• Direction:
Your task is to print the material below exactly as presented.

******************************

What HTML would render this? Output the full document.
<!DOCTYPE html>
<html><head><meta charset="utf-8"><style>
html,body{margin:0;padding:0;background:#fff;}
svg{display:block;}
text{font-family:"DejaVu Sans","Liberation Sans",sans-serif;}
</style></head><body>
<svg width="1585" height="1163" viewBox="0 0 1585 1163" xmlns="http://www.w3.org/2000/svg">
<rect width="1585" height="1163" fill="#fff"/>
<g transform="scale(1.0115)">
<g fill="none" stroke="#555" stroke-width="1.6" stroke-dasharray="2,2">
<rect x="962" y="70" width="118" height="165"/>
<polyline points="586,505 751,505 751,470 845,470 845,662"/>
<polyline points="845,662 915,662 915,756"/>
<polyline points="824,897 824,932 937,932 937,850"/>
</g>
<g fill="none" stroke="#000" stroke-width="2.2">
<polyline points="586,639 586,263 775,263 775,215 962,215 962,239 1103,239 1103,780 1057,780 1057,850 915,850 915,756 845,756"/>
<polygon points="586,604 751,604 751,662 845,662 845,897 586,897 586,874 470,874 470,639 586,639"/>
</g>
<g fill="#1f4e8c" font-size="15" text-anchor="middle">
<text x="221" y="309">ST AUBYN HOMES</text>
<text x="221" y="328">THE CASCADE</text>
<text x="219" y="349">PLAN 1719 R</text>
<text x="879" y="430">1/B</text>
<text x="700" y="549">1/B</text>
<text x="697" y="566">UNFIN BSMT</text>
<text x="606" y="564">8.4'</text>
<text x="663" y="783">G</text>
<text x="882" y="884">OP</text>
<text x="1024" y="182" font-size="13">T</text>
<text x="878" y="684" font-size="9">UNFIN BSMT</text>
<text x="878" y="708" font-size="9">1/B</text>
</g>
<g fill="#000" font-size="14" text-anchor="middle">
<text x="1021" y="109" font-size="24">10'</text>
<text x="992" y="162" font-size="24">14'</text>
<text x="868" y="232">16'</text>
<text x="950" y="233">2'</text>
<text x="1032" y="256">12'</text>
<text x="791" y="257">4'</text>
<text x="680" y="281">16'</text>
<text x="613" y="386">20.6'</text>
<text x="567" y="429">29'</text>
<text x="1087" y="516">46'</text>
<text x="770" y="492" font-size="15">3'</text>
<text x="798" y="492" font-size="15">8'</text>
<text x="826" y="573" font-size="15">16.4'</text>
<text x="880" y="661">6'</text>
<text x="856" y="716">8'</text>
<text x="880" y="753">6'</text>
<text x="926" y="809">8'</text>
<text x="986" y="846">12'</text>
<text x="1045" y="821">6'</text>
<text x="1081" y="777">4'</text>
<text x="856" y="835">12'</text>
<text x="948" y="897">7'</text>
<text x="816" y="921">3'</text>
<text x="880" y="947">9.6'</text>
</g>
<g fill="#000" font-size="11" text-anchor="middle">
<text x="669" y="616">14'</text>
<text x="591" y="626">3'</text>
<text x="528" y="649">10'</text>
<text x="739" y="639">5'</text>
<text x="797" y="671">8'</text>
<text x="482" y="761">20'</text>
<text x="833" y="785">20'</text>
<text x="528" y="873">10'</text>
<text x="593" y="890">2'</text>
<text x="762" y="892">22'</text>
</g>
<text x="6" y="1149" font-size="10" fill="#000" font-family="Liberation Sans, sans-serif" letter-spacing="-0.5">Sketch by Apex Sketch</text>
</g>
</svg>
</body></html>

******************************

• Problem solution:
What HTML would render this? Output the full document.
<!DOCTYPE html>
<html><head><meta charset="utf-8"><style>
html,body{margin:0;padding:0;background:#fff;}
svg{display:block;}
text{font-family:"DejaVu Sans","Liberation Sans",sans-serif;}
</style></head><body>
<svg width="1585" height="1163" viewBox="0 0 1585 1163" xmlns="http://www.w3.org/2000/svg">
<rect width="1585" height="1163" fill="#fff"/>
<g transform="scale(1.0115)">
<g fill="none" stroke="#555" stroke-width="1.6" stroke-dasharray="2,2">
<rect x="962" y="70" width="118" height="165"/>
<polyline points="586,505 751,505 751,470 845,470 845,662"/>
<polyline points="845,662 915,662 915,756"/>
<polyline points="824,897 824,932 937,932 937,850"/>
</g>
<g fill="none" stroke="#000" stroke-width="2.2">
<polyline points="586,639 586,263 775,263 775,215 962,215 962,239 1103,239 1103,780 1057,780 1057,850 915,850 915,756 845,756"/>
<polygon points="586,604 751,604 751,662 845,662 845,897 586,897 586,874 470,874 470,639 586,639"/>
</g>
<g fill="#1f4e8c" font-size="15" text-anchor="middle">
<text x="221" y="309">ST AUBYN HOMES</text>
<text x="221" y="328">THE CASCADE</text>
<text x="219" y="349">PLAN 1719 R</text>
<text x="879" y="430">1/B</text>
<text x="700" y="549">1/B</text>
<text x="697" y="566">UNFIN BSMT</text>
<text x="606" y="564">8.4'</text>
<text x="663" y="783">G</text>
<text x="882" y="884">OP</text>
<text x="1024" y="182" font-size="13">T</text>
<text x="878" y="684" font-size="9">UNFIN BSMT</text>
<text x="878" y="708" font-size="9">1/B</text>
</g>
<g fill="#000" font-size="14" text-anchor="middle">
<text x="1021" y="109" font-size="24">10'</text>
<text x="992" y="162" font-size="24">14'</text>
<text x="868" y="232">16'</text>
<text x="950" y="233">2'</text>
<text x="1032" y="256">12'</text>
<text x="791" y="257">4'</text>
<text x="680" y="281">16'</text>
<text x="613" y="386">20.6'</text>
<text x="567" y="429">29'</text>
<text x="1087" y="516">46'</text>
<text x="770" y="492" font-size="15">3'</text>
<text x="798" y="492" font-size="15">8'</text>
<text x="826" y="573" font-size="15">16.4'</text>
<text x="880" y="661">6'</text>
<text x="856" y="716">8'</text>
<text x="880" y="753">6'</text>
<text x="926" y="809">8'</text>
<text x="986" y="846">12'</text>
<text x="1045" y="821">6'</text>
<text x="1081" y="777">4'</text>
<text x="856" y="835">12'</text>
<text x="948" y="897">7'</text>
<text x="816" y="921">3'</text>
<text x="880" y="947">9.6'</text>
</g>
<g fill="#000" font-size="11" text-anchor="middle">
<text x="669" y="616">14'</text>
<text x="591" y="626">3'</text>
<text x="528" y="649">10'</text>
<text x="739" y="639">5'</text>
<text x="797" y="671">8'</text>
<text x="482" y="761">20'</text>
<text x="833" y="785">20'</text>
<text x="528" y="873">10'</text>
<text x="593" y="890">2'</text>
<text x="762" y="892">22'</text>
</g>
<text x="6" y="1149" font-size="10" fill="#000" font-family="Liberation Sans, sans-serif" letter-spacing="-0.5">Sketch by Apex Sketch</text>
</g>
</svg>
</body></html>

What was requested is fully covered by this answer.